Kurt Du Mong est fier de son équipe. « Nous nous alignons aux aspirations de la Belgique/Flandre. Nous misons sur l’innovation au cœur de la chimie. C’est un enjeu international : nous apportons de la valeur, nous réduisons le CO₂ et nous renforçons la circularité. Notre technologie unique est hautement rentable et a un impact mondial. » (foto's: LDS & zeopore)

Mésoporisation
Les zéolithes mésoporeuses sont connues depuis longtemps pour leurs performances exceptionnelles dans les procédés de catalyse, mais leur production était si coûteuse qu’elles n’étaient commercialement pas viables. Des recherches cruciales menées en 2015-16 au KU Leuven Centrum voor Oppervlaktechemie en Katalyse ont permis de résoudre le problème. En 2017, la spin-out Zeopore Technologies était fondée. En 2024, Zeopore a fait passer sa production du stade laboratoire à l’échelle semi-industrielle.
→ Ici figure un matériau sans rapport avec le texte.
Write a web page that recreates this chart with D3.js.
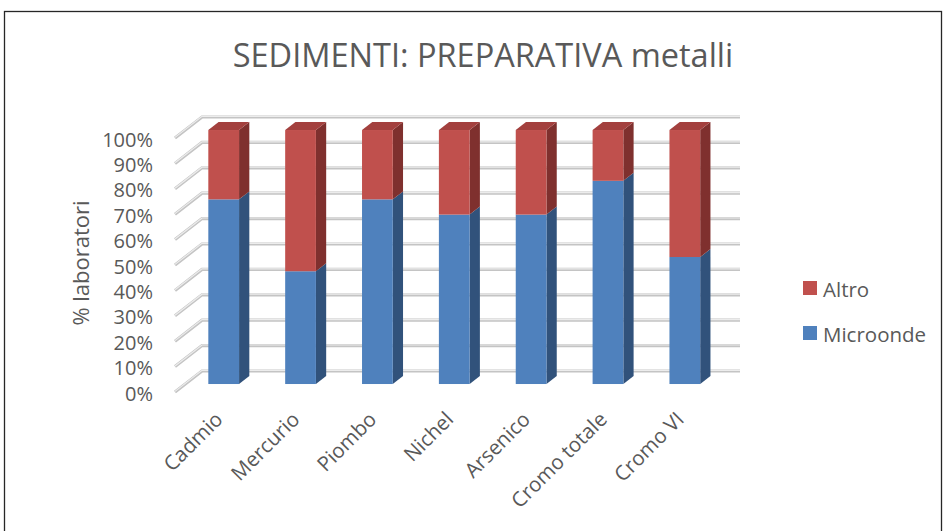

L’entreprise utilise un hardware simple : un réacteur à cuve agitée standard, un filtre industriel et un four. Ses connaissances en chimie – ‘Zeopore inside’ - 
font toute la différence. Un système central de soupapes contrôle la mésoporisation avec précision.  Le procédé de filtration fournit les produits finis qui sont collectés, séchés, conditionnés et expédiés dans le monde entier. Les zéolithes mésoporeuses peuvent à leur tour être enrichies de métaux et métaux précieux pour des formulations catalytiques.